Provavelmente beire o impossível tentar traduzir em palavras e, talvez mais ainda, em papel o tema de um filme que transpassa em demasiado a linguagem. Não é à toa que o nome da obra é A Vida Secreta das Palavras. Também não é por acaso que a principal personagem da trama pronuncie apenas o básico e quase somente quando inevitável, além de assumir sua surdez quando deseja distanciar-se dos sons a sua volta.
Hanna (Sarah Polley) trabalha há um bom tempo na mesma fábrica sem tirar um único dia de folga. Metódica, acostumada a realizar todos os dias, nos mesmos horários, as mesmas atividades, vê-se obrigada a relegar sua rotina, quando é convocada por seu chefe a tirar férias. Hanna não se relaciona com ninguém e, sem amigos, acaba viajando sozinha. Logo no seu primeiro dia de férias, descobre que precisam de uma enfermeira – função que exerce muito bem – para tratar de um homem que sofreu queimaduras gravíssimas, vítima de um incêndio ocorrido numa plataforma de petróleo.
No meio do oceano, a moça conhece Josef (Tim Robbins), que está temporariamente cego, em função das queimaduras sofridas. Acometidos por situações comuns – ambos sem um dos sentidos – iniciam, por meio de chantagens e trocas, confidências mútuas. Enquanto Hanna evita emitir palavras o máximo que pode, Josef aproxima-se do galanteador, mencionando as primeiras idéias que lhe surgem à cabeça. Aos poucos, ela vai rendendo-se sutilmente à linguagem e ele vai percebendo que às vezes as palavras tornam-se desnecessárias, pois comunicam menos do que deveriam.
O enredo ainda é incrementado pela brilhante atuação do cozinheiro Simon (Javier Cámara), que eventualmente quebra a seriedade do filme com tons levemente piadistas. Eles dividem a plataforma com mais alguns homens que ali trabalham –cada um com suas fugas e mistérios – e aprendem a lidar diariamente com a solidão.
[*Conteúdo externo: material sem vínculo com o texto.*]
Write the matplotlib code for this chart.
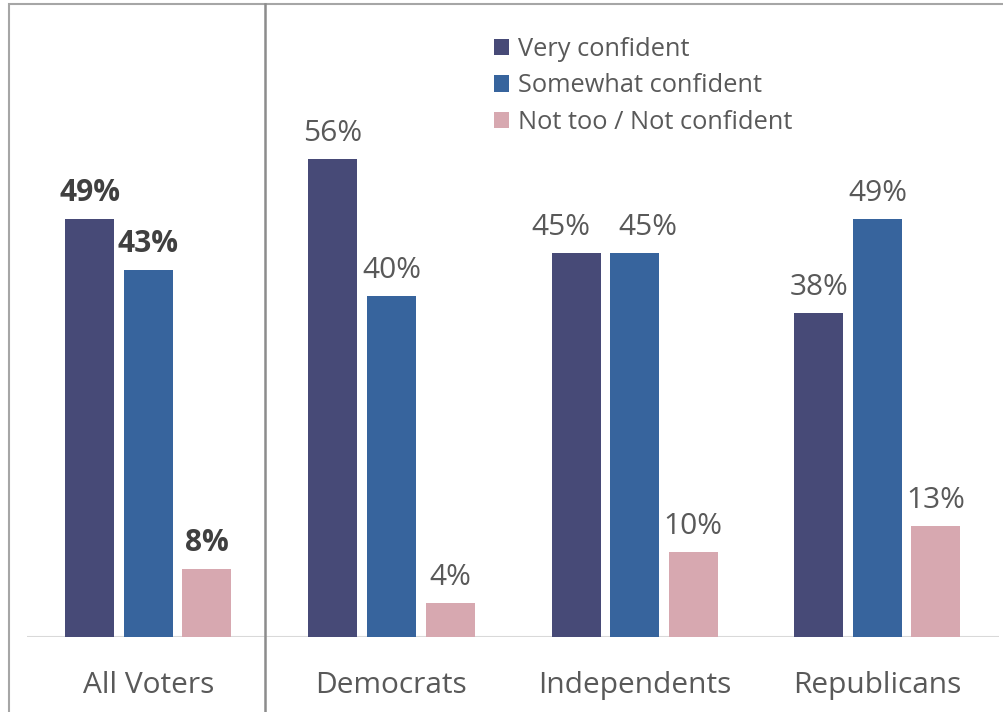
import matplotlib
matplotlib.use("Agg")
import matplotlib.pyplot as plt
from matplotlib.lines import Line2D
from matplotlib.patches import Rectangle
import numpy as np

categories = ["All Voters", "Democrats", "Independents", "Republicans"]
series_names = ["Very confident", "Somewhat confident", "Not too / Not confident"]
very = [49, 56, 45, 38]
somewhat = [43, 40, 45, 49]
not_conf = [8, 4, 10, 13]
colors = ["#474A77", "#37649D", "#D7A8B0"]

# horizontal nudges (px) of a few data labels, as placed in the original
label_nudge = {(0, 2): -15, (1, 2): 13}

plt.rcParams["font.family"] = ["Open Sans", "DejaVu Sans"]

fig = plt.figure(figsize=(10.04, 7.12), dpi=100)
W, H = 1004, 712
# axes: left 27px, right 999px, baseline at 637px from top, top at 4px
ax = fig.add_axes([27 / W, (H - 637) / H, (999 - 27) / W, (637 - 4) / H])
ax.set_xlim(-0.5, 3.5)
ax.set_ylim(0, 633 / 8.53)

x = np.arange(len(categories))
bw = 49 / 243
off = 58.5 / 243
all_series = [very, somewhat, not_conf]
for i, (vals, c, name) in enumerate(zip(all_series, colors, series_names)):
    b = ax.bar(x + (i - 1) * off, vals, width=bw, color=c, label=name, zorder=3)
    for j, (rect, v) in enumerate(zip(b, vals)):
        bold = j == 0
        dx = label_nudge.get((i, j), 0) * 0.72
        ax.annotate(f"{v}%", (rect.get_x() + rect.get_width() / 2, v),
                    xytext=(dx, 8), textcoords="offset points",
                    ha="center", va="bottom", fontsize=21.5,
                    fontweight="bold" if bold else "normal",
                    color="#404040" if bold else "#595959")

for s in ax.spines.values():
    s.set_visible(False)
ax.axhline(0, color="#D9D9D9", lw=1.5, zorder=2)
ax.set_yticks([])
ax.set_xticks(x)
ax.set_xticklabels(categories, fontsize=21.5, color="#595959")
ax.tick_params(axis="x", length=0, pad=24.5)

leg = ax.legend(loc="upper left", bbox_to_anchor=((494 - 27) / (999 - 27), 1 - (37 - 4) / 633),
                frameon=False, fontsize=18.3, handlelength=0.6, handleheight=0.6,
                handletextpad=0.35, labelspacing=0.45, borderpad=0, borderaxespad=0)
for t in leg.get_texts():
    t.set_color("#595959")

# outer border and separator
fig.add_artist(Rectangle((9 / W, -0.01), 1.0, 1 - 4 / H + 0.01, transform=fig.transFigure,
                         fill=False, edgecolor="#A6A6A6", lw=1.5))
fig.add_artist(Line2D([265 / W, 265 / W], [0, 1 - 4 / H], transform=fig.transFigure,
                      color="#8C8C8C", lw=1.8))

fig.savefig("out.png", dpi=100)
A diretora espanhola Isabel Coixet – a mesma do brilhante Minha Vida Sem Mim – introduz lentamente, a partir de uma história que parece particular, um tema global que será desvendado exclusiva e intencionalmente no final. Ali, revela, de maneira peculiar, o segredo desta personagem tão profundamente absorta. Minhas ressalvas vão somente à voz em off que narra determinadas partes da história, que, além de não ser auto-explicativa, ao tentar ser justificada, não o é de forma eficaz. A ousadia e a profundidade de A Vida Secreta das Palavras o mantém, no entanto, merecedor dos prêmios Goya de melhor filme, diretor, roteiro e direção de produção, adquiridos em 2006. Uma experiência única e intensamente perturbadora.